Left to right: Elaine stands with Diana Stevens and Fiona Bruce on the Antiques Road Show

She added: “I often receive requests form authors, bloggers and the media in general for help with research.


“I was pleasantly surprised when the maker of a BBC documentary called ‘The Secret Life of Ice’ contacted me. After I had carried out their requested research, they invited me to appear in the documentary.


“On the programme, I briefly mentioned the Thames Frost Fairs, and was then further surprised when I was invited to talk in more detail about the Thames freezing and the Frost Fairs on The One Show.


“I was very well looked after by the BBC and did the interview on a boat travelling along the Thames from The Tower of London.


“I have also taken some NISA artefacts to The Antiques Roadshow.

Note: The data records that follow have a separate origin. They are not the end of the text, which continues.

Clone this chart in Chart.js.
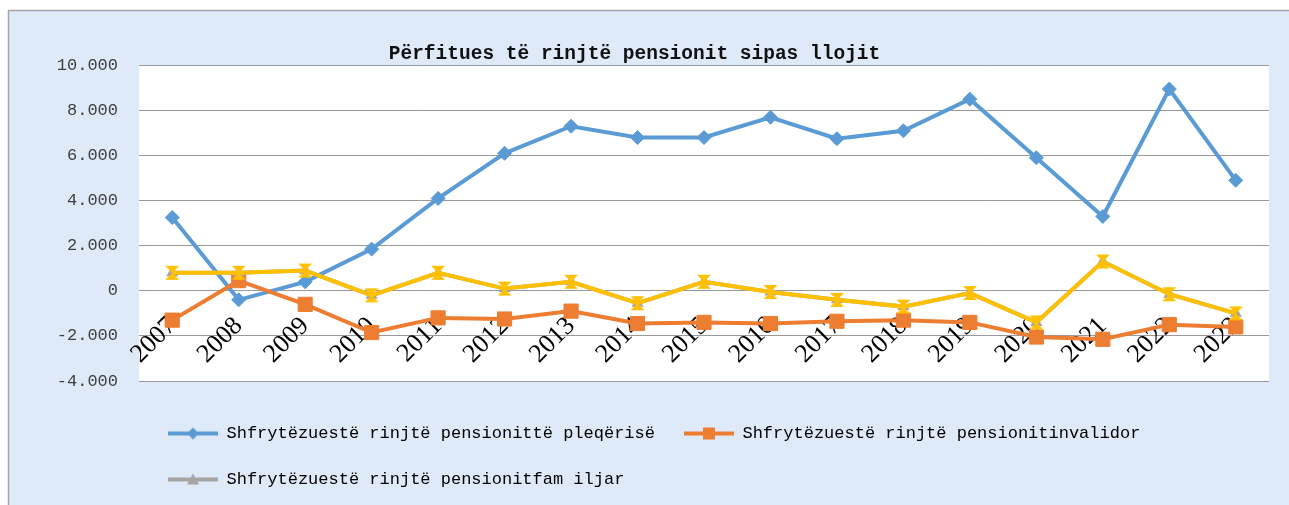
<!DOCTYPE html>
<html lang="sq">
<head>
    <meta charset="UTF-8">
    <title>Përfitues të rinjtë pensionit sipas llojit</title>
    <script src="https://cdn.jsdelivr.net/npm/chart.js"></script>
    <style>
        html, body { margin: 0; padding: 0; background: #fff; }
        #wrap { position: relative; width: 1289px; height: 505px; }
    </style>
</head>
<body>
    <div id="wrap"><canvas id="pensionChart"></canvas></div>

    <script>
        // data
        const years = ["2007", "2008", "2009", "2010", "2011", "2012", "2013", "2014", "2015",
                       "2016", "2017", "2018", "2019", "2020", "2021", "2022", "2023"];
        const pleqerise = [3250, -400, 400, 1850, 4100, 6100, 7300, 6800, 6800,
                           7700, 6750, 7100, 8500, 5900, 3300, 8950, 4900];
        const invalidor = [-1300, 450, -600, -1850, -1200, -1250, -900, -1450, -1400,
                           -1450, -1350, -1300, -1400, -2050, -2150, -1500, -1600];
        const familjar = [800, 800, 900, -200, 800, 100, 400, -550, 400,
                          -50, -400, -700, -100, -1400, 1300, -150, -1000];
        const seriesNames = [
            "Shfrytëzuestë rinjtë pensionittë pleqërisë",
            "Shfrytëzuestë rinjtë pensionitinvalidor",
            "Shfrytëzuestë rinjtë pensionitfam iljar"
        ];
        const yTicks = { min: -4000, max: 10000, step: 2000 };

        const BLUE = "#5b9bd5", ORANGE = "#ed7d31", GRAY = "#a5a5a5", YELLOW = "#ffc000";

        // thousands with a dot, like "10.000"
        function fmt(v) {
            const s = Math.abs(v).toString().replace(/\B(?=(\d{3})+(?!\d))/g, ".");
            return (v < 0 ? "-" : "") + s;
        }

        // small canvases used as marker images
        function legendIcon(color, shape) {
            const c = document.createElement("canvas");
            c.width = 50; c.height = 14;
            const g = c.getContext("2d");
            g.fillStyle = color;
            g.fillRect(0, 5, 50, 4);
            g.beginPath();
            if (shape === "diamond") {
                g.moveTo(25, 1); g.lineTo(31, 7); g.lineTo(25, 13); g.lineTo(19, 7);
            } else if (shape === "square") {
                g.rect(19, 1, 12, 12);
            } else {
                g.moveTo(25, 1); g.lineTo(31, 12); g.lineTo(19, 12);
            }
            g.closePath();
            g.fill();
            return c;
        }

        function hourglass(color) {
            const c = document.createElement("canvas");
            c.width = 16; c.height = 16;
            const g = c.getContext("2d");
            g.fillStyle = color;
            g.beginPath();
            g.moveTo(1, 1); g.lineTo(15, 1); g.lineTo(8, 8); g.closePath();
            g.moveTo(8, 8); g.lineTo(15, 15); g.lineTo(1, 15); g.closePath();
            g.fill();
            return c;
        }

        const icons = [legendIcon(BLUE, "diamond"), legendIcon(ORANGE, "square"), legendIcon(GRAY, "triangle")];

        const backdrop = {
            id: "backdrop",
            beforeDraw(chart) {
                const { ctx, width, height, chartArea } = chart;
                ctx.save();
                ctx.fillStyle = "#deeaf8";
                ctx.fillRect(8, 10, width - 8, height - 10);
                ctx.strokeStyle = "#a6a6a6";
                ctx.lineWidth = 1.5;
                ctx.beginPath();
                ctx.moveTo(8.5, height);
                ctx.lineTo(8.5, 10.5);
                ctx.lineTo(width, 10.5);
                ctx.stroke();
                ctx.fillStyle = "#ffffff";
                ctx.fillRect(chartArea.left, chartArea.top, chartArea.width, chartArea.height);
                ctx.restore();
            }
        };

        const ctx = document.getElementById("pensionChart").getContext("2d");
        new Chart(ctx, {
            type: "line",
            data: {
                labels: years,
                datasets: [
                    {
                        label: seriesNames[0],
                        data: pleqerise,
                        borderColor: BLUE,
                        backgroundColor: BLUE,
                        borderWidth: 4,
                        pointStyle: "rectRot",
                        pointRadius: 7,
                        pointBorderWidth: 1,
                        tension: 0,
                        order: 3
                    },
                    {
                        label: seriesNames[1],
                        data: invalidor,
                        borderColor: ORANGE,
                        backgroundColor: ORANGE,
                        borderWidth: 4,
                        pointStyle: "rect",
                        pointRadius: 10,
                        pointBorderWidth: 1,
                        tension: 0,
                        order: 2
                    },
                    {
                        label: seriesNames[2],
                        data: familjar,
                        borderColor: GRAY,
                        backgroundColor: GRAY,
                        borderWidth: 4,
                        pointStyle: "triangle",
                        pointRadius: 7,
                        pointBorderWidth: 0,
                        tension: 0,
                        order: 1
                    },
                    {
                        // yellow line drawn over the gray one, not in the legend
                        label: "",
                        data: familjar,
                        borderColor: YELLOW,
                        backgroundColor: YELLOW,
                        borderWidth: 4,
                        pointStyle: hourglass(YELLOW),
                        tension: 0,
                        order: 0
                    }
                ]
            },
            options: {
                responsive: true,
                maintainAspectRatio: false,
                animation: false,
                layout: { padding: { left: 0, right: 20, top: 0, bottom: 7 } },
                plugins: {
                    tooltip: { enabled: false },
                    title: {
                        display: true,
                        text: "Përfitues të rinjtë pensionit sipas llojit",
                        color: "#111",
                        font: { family: "'Liberation Mono', monospace", size: 19.5, weight: "bold" },
                        padding: { top: 42, bottom: 0 }
                    },
                    // empty spacer between plot and legend
                    subtitle: {
                        display: true,
                        text: "",
                        position: "bottom",
                        fullSize: false,
                        weight: 500,
                        font: { size: 10, lineHeight: "15px" },
                        padding: 0
                    },
                    legend: {
                        position: "bottom",
                        align: "start",
                        fullSize: false,
                        labels: {
                            color: "#404040",
                            font: { family: "'Liberation Mono', monospace", size: 17 },
                            padding: 29,
                            usePointStyle: true,
                            pointStyleWidth: 50,
                            generateLabels: (chart) => seriesNames.map((name, i) => ({
                                text: name,
                                pointStyle: icons[i],
                                fillStyle: chart.data.datasets[i].borderColor,
                                strokeStyle: chart.data.datasets[i].borderColor,
                                lineWidth: 0,
                                hidden: false,
                                datasetIndex: i
                            }))
                        }
                    }
                },
                scales: {
                    x: {
                        position: { y: 0 },
                        offset: true,
                        grid: { display: false, drawTicks: false },
                        border: { display: false },
                        ticks: {
                            autoSkip: false,
                            minRotation: 45,
                            maxRotation: 45,
                            padding: 20,
                            color: "#000",
                            font: { family: "'Liberation Serif', serif", size: 26 }
                        }
                    },
                    y: {
                        min: yTicks.min,
                        max: yTicks.max,
                        afterFit: (scale) => { scale.width = 139; },
                        grid: { color: "#999999", lineWidth: 1, drawTicks: false },
                        border: { display: false },
                        ticks: {
                            stepSize: yTicks.step,
                            padding: 21,
                            color: "#404040",
                            font: { family: "'Liberation Mono', monospace", size: 17 },
                            callback: (v) => fmt(v)
                        }
                    }
                }
            },
            plugins: [backdrop]
        });
    </script>
</body>
</html>
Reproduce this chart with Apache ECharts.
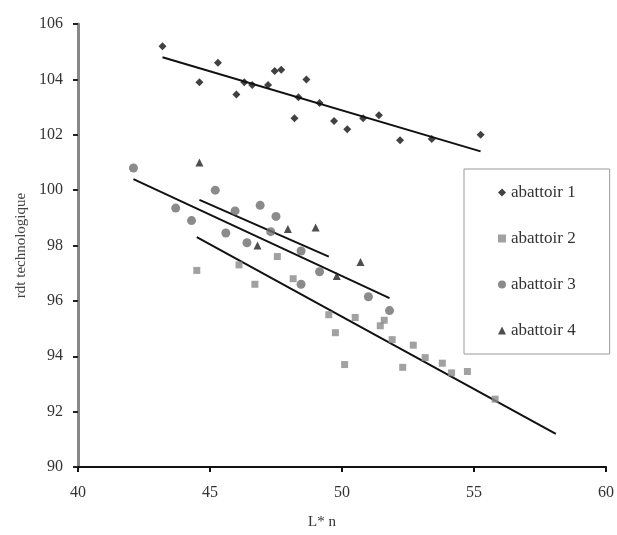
<!DOCTYPE html>
<html>
<head>
<meta charset="utf-8">
<script src="https://cdn.jsdelivr.net/npm/echarts@6/dist/echarts.min.js"></script>
<style>
  html, body { margin: 0; padding: 0; background: #fff; }
  #main { width: 617px; height: 535px; }
</style>
</head>
<body>
<div id="main"></div>
<script>
// points, [L* n, rdt technologique]
var abattoir1 = [
  [43.2, 105.2], [44.6, 103.9], [45.3, 104.6], [46.0, 103.45], [46.3, 103.9],
  [46.6, 103.8], [47.2, 103.8], [47.45, 104.3], [47.7, 104.35], [48.2, 102.6],
  [48.35, 103.35], [48.65, 104.0], [49.15, 103.15], [49.7, 102.5], [50.2, 102.2],
  [50.8, 102.6], [51.4, 102.7], [52.2, 101.8], [53.4, 101.85], [55.25, 102.0]
];
var abattoir2 = [
  [44.5, 97.1], [46.1, 97.3], [46.7, 96.6], [47.55, 97.6], [48.15, 96.8],
  [49.5, 95.5], [49.75, 94.85], [50.1, 93.7], [50.5, 95.4], [51.45, 95.1],
  [51.6, 95.3], [51.9, 94.6], [52.3, 93.6], [52.7, 94.4], [53.15, 93.95],
  [53.8, 93.75], [54.15, 93.4], [54.75, 93.45], [55.8, 92.45]
];
var abattoir3 = [
  [42.1, 100.8], [43.7, 99.35], [44.3, 98.9], [45.2, 100.0], [45.6, 98.45],
  [45.95, 99.25], [46.4, 98.1], [46.9, 99.45], [47.5, 99.05], [47.3, 98.5],
  [48.45, 97.8], [48.45, 96.6], [49.15, 97.05], [51.0, 96.15], [51.8, 95.65]
];
var abattoir4 = [
  [44.6, 101.0], [46.8, 98.0], [47.95, 98.6], [49.0, 98.65], [49.8, 96.9],
  [50.7, 97.4]
];

// trend line end points
var trend1 = [[43.2, 104.8], [55.25, 101.4]];
var trend2 = [[44.5, 98.3], [58.1, 91.2]];
var trend3 = [[42.1, 100.4], [51.8, 96.1]];
var trend4 = [[44.6, 99.65], [49.5, 97.6]];

var names = ['abattoir 1', 'abattoir 2', 'abattoir 3', 'abattoir 4'];

var serif = '"Liberation Serif", "DejaVu Serif", serif';

var chart = echarts.init(document.getElementById('main'));

function trendSeries(pts) {
  return {
    type: 'line',
    data: pts,
    symbol: 'none',
    silent: true,
    lineStyle: { color: '#111', width: 2 },
    z: 1
  };
}

var option = {
  backgroundColor: '#fff',
  animation: false,
  textStyle: { fontFamily: serif },
  grid: { left: 78, right: 6, top: 24, bottom: 66, containLabel: false },
  legend: {
    data: names,
    orient: 'vertical',
    left: 464,
    top: 169,
    padding: [15, 34, 15, 34],
    itemGap: 29,
    itemWidth: 8,
    itemHeight: 8,
    borderColor: '#999',
    borderWidth: 1,
    textStyle: { fontFamily: serif, fontSize: 17, color: '#333' }
  },
  xAxis: {
    type: 'value',
    min: 40, max: 60, interval: 5,
    name: 'L* n',
    nameLocation: 'middle',
    nameGap: 48,
    nameTextStyle: { fontFamily: serif, fontSize: 15, color: '#333', padding: [0, 40, 0, 0] },
    splitLine: { show: false },
    axisLine: { lineStyle: { color: '#111', width: 2 } },
    axisTick: { length: 5, lineStyle: { color: '#111', width: 2 } },
    axisLabel: { margin: 18, fontFamily: serif, fontSize: 16, color: '#333' }
  },
  yAxis: {
    type: 'value',
    min: 90, max: 106, interval: 2,
    name: 'rdt technologique',
    nameLocation: 'middle',
    nameGap: 40,
    nameTextStyle: { fontFamily: serif, fontSize: 15, color: '#444' },
    splitLine: { show: false },
    axisLine: { lineStyle: { color: '#888', width: 3 } },
    axisTick: { length: 5, lineStyle: { color: '#222', width: 2 } },
    axisLabel: { margin: 15, fontFamily: serif, fontSize: 16, color: '#333' }
  },
  series: [
    { name: names[0], type: 'scatter', data: abattoir1, symbol: 'diamond', symbolSize: 8,
      itemStyle: { color: '#111' }, z: 3 },
    { name: names[1], type: 'scatter', data: abattoir2, symbol: 'rect', symbolSize: 7,
      itemStyle: { color: '#8a8a8a' }, z: 3 },
    { name: names[2], type: 'scatter', data: abattoir3, symbol: 'circle', symbolSize: 9,
      itemStyle: { color: '#6e6e6e' }, z: 3 },
    { name: names[3], type: 'scatter', data: abattoir4, symbol: 'triangle', symbolSize: 8,
      itemStyle: { color: '#222' }, z: 3 },
    trendSeries(trend1),
    trendSeries(trend2),
    trendSeries(trend3),
    trendSeries(trend4)
  ]
};

chart.setOption(option);
</script>
</body>
</html>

Diana Stevens and I appeared with Fiona Bruce at the end of an episode with Queen Mary's Ice Skates.


“The programme was filmed at one of Queen Mary's former homes, White Lodge, in Richmond Park. Now the home of the Royal Ballet School.


“Of course, there are many people who have helped me enormously and to list them I fear I may offend someone by missing them out.


"But I would like to mention Jean Scott, Diana Stevens and Jacquie Harbord, who are such great sources of information, and the late Pam Davis, as without her encouragement and the opportunities she provided I would not be doing this today.


“I have loved every second as a volunteer. It does require a bit of commitment but it is also immensely enjoyable.


“Every little helps but we should remember that the Judges and Techs are all volunteers - without their time and commitment to our sport, tests and competitions would not be possible.”


The National Ice Skating Association is supported by a fantastic network of volunteers, including the entire judging and officials team.


We can’t say a big enough "thank you" to all the volunteers who put time and effort into supporting ice skating.